Set down the material once more, exactly as it appears.

* Start Exercise material *

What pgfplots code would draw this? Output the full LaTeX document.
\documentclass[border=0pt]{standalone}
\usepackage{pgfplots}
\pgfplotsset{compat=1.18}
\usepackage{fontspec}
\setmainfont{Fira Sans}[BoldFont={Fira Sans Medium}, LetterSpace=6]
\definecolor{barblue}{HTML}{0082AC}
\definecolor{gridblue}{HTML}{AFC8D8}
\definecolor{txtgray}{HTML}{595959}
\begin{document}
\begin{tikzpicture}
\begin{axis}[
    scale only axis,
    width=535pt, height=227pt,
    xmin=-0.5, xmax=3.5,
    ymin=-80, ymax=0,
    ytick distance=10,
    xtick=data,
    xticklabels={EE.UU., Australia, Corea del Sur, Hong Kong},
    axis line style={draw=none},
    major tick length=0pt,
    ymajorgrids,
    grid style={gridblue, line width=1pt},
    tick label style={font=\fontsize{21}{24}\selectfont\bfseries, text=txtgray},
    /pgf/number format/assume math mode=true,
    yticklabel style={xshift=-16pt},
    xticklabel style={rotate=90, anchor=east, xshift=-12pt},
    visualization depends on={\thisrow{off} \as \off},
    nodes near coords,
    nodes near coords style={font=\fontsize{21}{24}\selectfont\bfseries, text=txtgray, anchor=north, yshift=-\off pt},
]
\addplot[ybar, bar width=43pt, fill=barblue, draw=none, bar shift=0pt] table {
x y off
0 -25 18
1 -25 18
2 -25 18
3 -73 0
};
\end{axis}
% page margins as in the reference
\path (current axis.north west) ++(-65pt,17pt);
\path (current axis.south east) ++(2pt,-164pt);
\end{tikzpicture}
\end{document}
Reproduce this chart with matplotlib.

* End Exercise material *

Complete output
What pgfplots code would draw this? Output the full LaTeX document.
\documentclass[border=0pt]{standalone}
\usepackage{pgfplots}
\pgfplotsset{compat=1.18}
\usepackage{fontspec}
\setmainfont{Fira Sans}[BoldFont={Fira Sans Medium}, LetterSpace=6]
\definecolor{barblue}{HTML}{0082AC}
\definecolor{gridblue}{HTML}{AFC8D8}
\definecolor{txtgray}{HTML}{595959}
\begin{document}
\begin{tikzpicture}
\begin{axis}[
    scale only axis,
    width=535pt, height=227pt,
    xmin=-0.5, xmax=3.5,
    ymin=-80, ymax=0,
    ytick distance=10,
    xtick=data,
    xticklabels={EE.UU., Australia, Corea del Sur, Hong Kong},
    axis line style={draw=none},
    major tick length=0pt,
    ymajorgrids,
    grid style={gridblue, line width=1pt},
    tick label style={font=\fontsize{21}{24}\selectfont\bfseries, text=txtgray},
    /pgf/number format/assume math mode=true,
    yticklabel style={xshift=-16pt},
    xticklabel style={rotate=90, anchor=east, xshift=-12pt},
    visualization depends on={\thisrow{off} \as \off},
    nodes near coords,
    nodes near coords style={font=\fontsize{21}{24}\selectfont\bfseries, text=txtgray, anchor=north, yshift=-\off pt},
]
\addplot[ybar, bar width=43pt, fill=barblue, draw=none, bar shift=0pt] table {
x y off
0 -25 18
1 -25 18
2 -25 18
3 -73 0
};
\end{axis}
% page margins as in the reference
\path (current axis.north west) ++(-65pt,17pt);
\path (current axis.south east) ++(2pt,-164pt);
\end{tikzpicture}
\end{document}
Reproduce this chart with matplotlib.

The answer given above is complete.